🤖 AI Summary
This work systematically evaluates the effectiveness of large language models (LLMs) for line-level vulnerability localization (AVL)—a task lacking comprehensive empirical investigation. Experiments are conducted on BigVul (C/C++) and smart contract vulnerability datasets, covering over ten code-understanding LLMs (60M–16B parameters) spanning encoder-only, encoder-decoder, and decoder-only architectures, under zero-shot, one-shot, discriminative fine-tuning, and generative fine-tuning paradigms. Key contributions include: (1) the first empirical demonstration that discriminative fine-tuning substantially outperforms existing approaches; (2) the proposal of sliding-window context partitioning and right-forward embedding to mitigate context-length limitations; and (3) strong cross-CWE and cross-project generalization, yielding significant improvements in localization accuracy and surpassing state-of-the-art methods.
📝 Abstract
Recently, Automated Vulnerability Localization (AVL) has attracted much attention, aiming to facilitate diagnosis by pinpointing the lines of code responsible for discovered vulnerabilities. Large Language Models (LLMs) have shown potential in various domains, yet their effectiveness in vulnerability localization remains underexplored. In this work, we perform the first comprehensive study of LLMs for AVL. Our investigation encompasses 10+ leading LLMs suitable for code analysis, including ChatGPT and various open-source models, across three architectural types: encoder-only, encoder-decoder, and decoder-only, with model sizes ranging from 60M to 16B parameters. We explore the efficacy of these LLMs using 4 distinct paradigms: zero-shot learning, one-shot learning, discriminative fine-tuning, and generative fine-tuning. Our evaluation framework is applied to the BigVul-based dataset for C/C++, and an additional dataset comprising smart contract vulnerabilities.

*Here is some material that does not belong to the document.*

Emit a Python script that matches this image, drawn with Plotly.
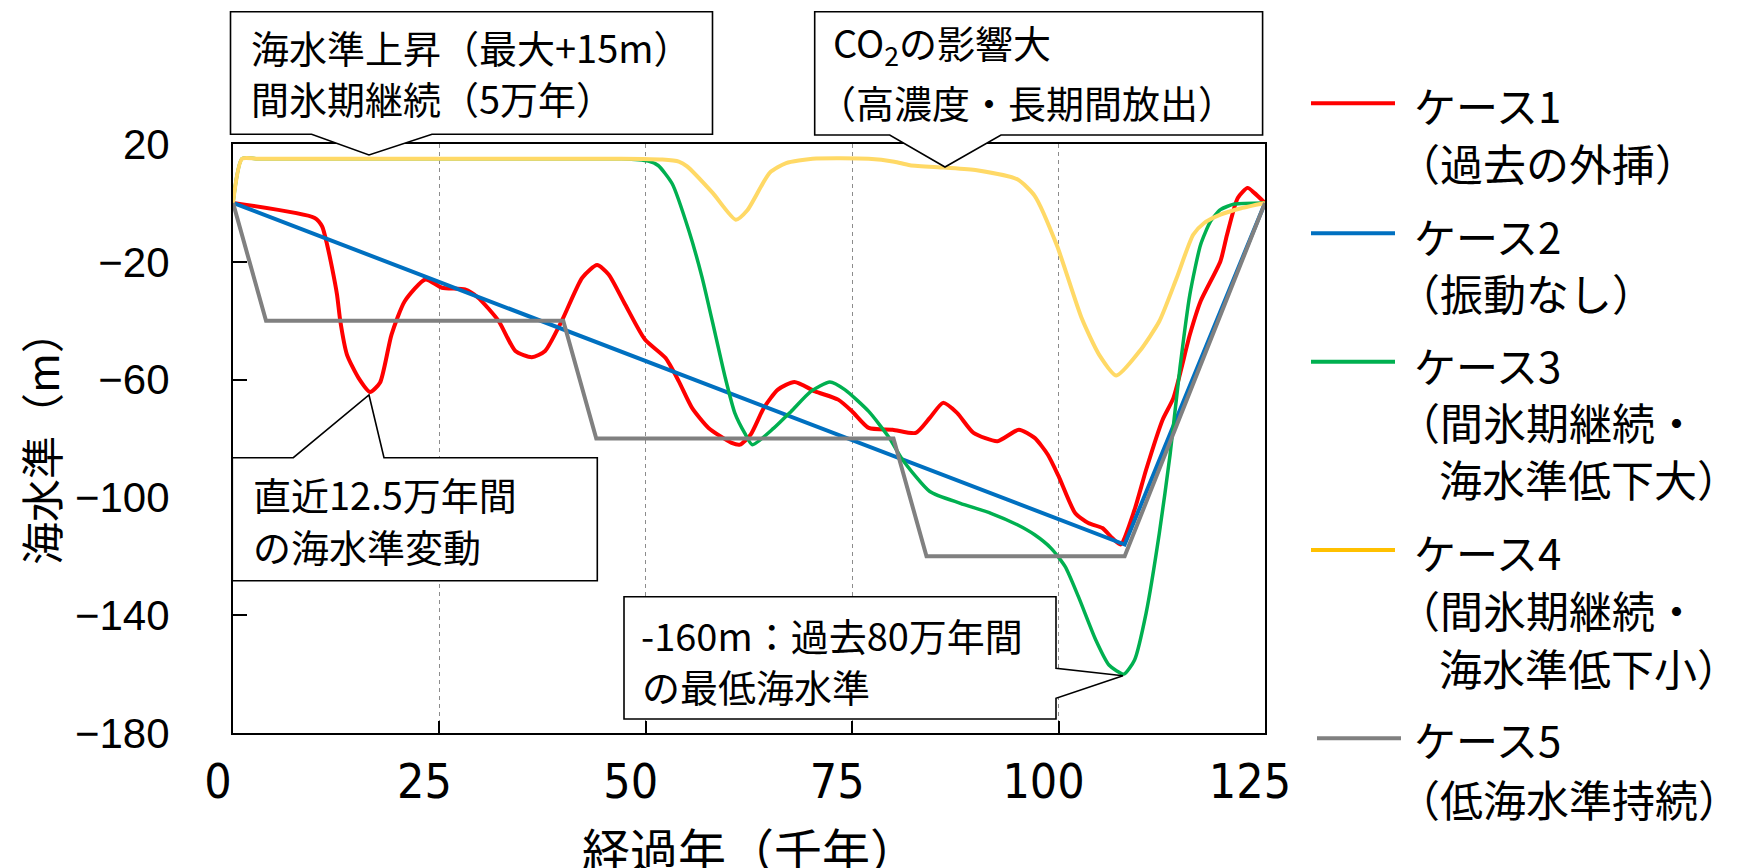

The results demonstrate that discriminative fine-tuning of LLMs can significantly outperform existing learning-based methods for AVL, while other paradigms prove less effective or unexpectedly ineffective for the task. We also identify challenges related to input length and unidirectional context in fine-tuning processes for encoders and decoders. We then introduce two remedial strategies: the sliding window and the right-forward embedding, both of which substantially enhance performance. Furthermore, our findings highlight certain generalization capabilities of LLMs across Common Weakness Enumerations (CWEs) and different projects, indicating a promising pathway toward their practical application in vulnerability localization.